The former San Francisco Giants slugger faces a total of four counts of false statements and one count of obstruction of justice. The trial is in its second week.

Bonds set Major League Baseball’s single-season home-run record in 2001 and its lifetime record in his last season with the Giants in 2007.

While the prosecution testimony may be completed by early next week, it is not known how long the defense side of the case will take.

Bonds’ attorneys listed only a handful of witnesses in a pretrial filing, including two trainers; Bonds’ former attorney, Michael Rains; and a doctor who is an expert on the effects of anabolic steroids and human growth hormone.

But the defense lawyers reserved the right to add more witnesses if needed to challenge the prosecution’s case.

They said that revealing possible additional witnesses before trial would be unfair to Bonds because it could give prosecutors insight into the defense strategy and “provide untruthful government witnesses–if any — with advance warning” of evidence that might be used against them.

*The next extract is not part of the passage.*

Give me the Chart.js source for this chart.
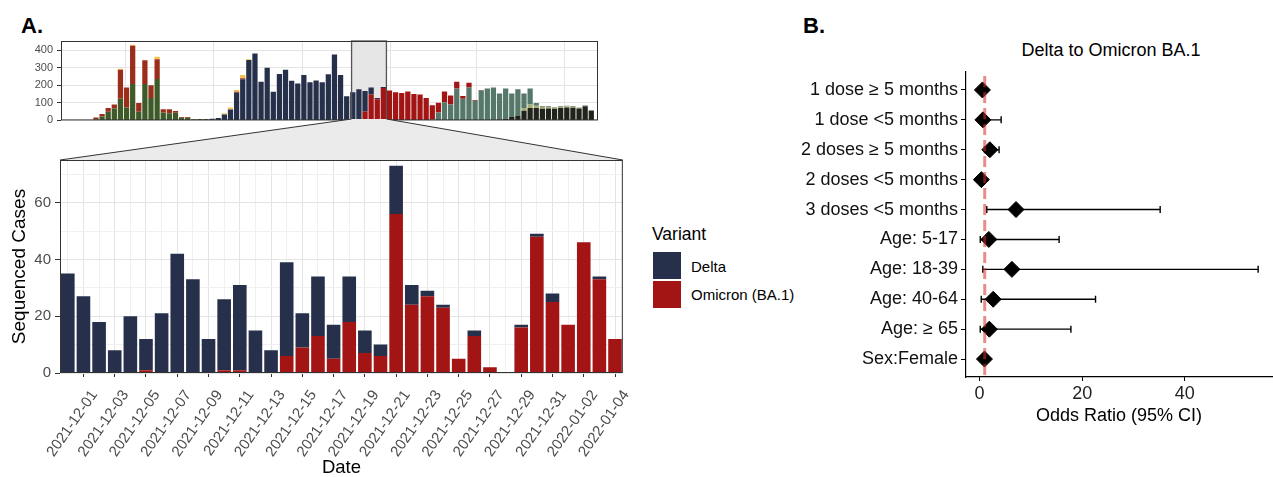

Because Anderson has refused to testify–and has been jailed for contempt of court as a result–prosecutors are seeking to use an array of other evidence to show that Bonds received performance-enhancing drugs from him and knew what they were.

Bonds admitted to the grand jury in December 2003 that he had taken substances known as “the clear” and “the cream,” which were later identified as so-called designer steroids formulated to avoid detection.

But he said he thought they were merely flaxseed oil and an arthritis ointment, his lawyers have said.

On Tuesday and this morning, four professional players, including Colorado Rockies first baseman Jason Giambi, told the jury they knowingly received various types of steroids from Anderson before 2003.

Prosecutors had three other players, all former Giants teammates of Bonds, on their possible witness list.

They were Benito Santiago and Armando Rios, who were slated to say they too received performance-enhancing drugs from Anderson, and Bobby Estalella, who was due to testify that Bonds told him he used such drugs, according to the prosecution list.

The government attorneys did not say in court why they pared down the list.

Prosecutors’ purpose in bringing athletes to the stand was to try to show that Anderson had access to steroids and human growth hormone and that he informed the players what the substances were.

But Illston instructed jurors on Tuesday that they should consider that evidence only for that purpose, and should not conclude that just because the other athletes may have knowingly used the drugs, Bonds may also have done so.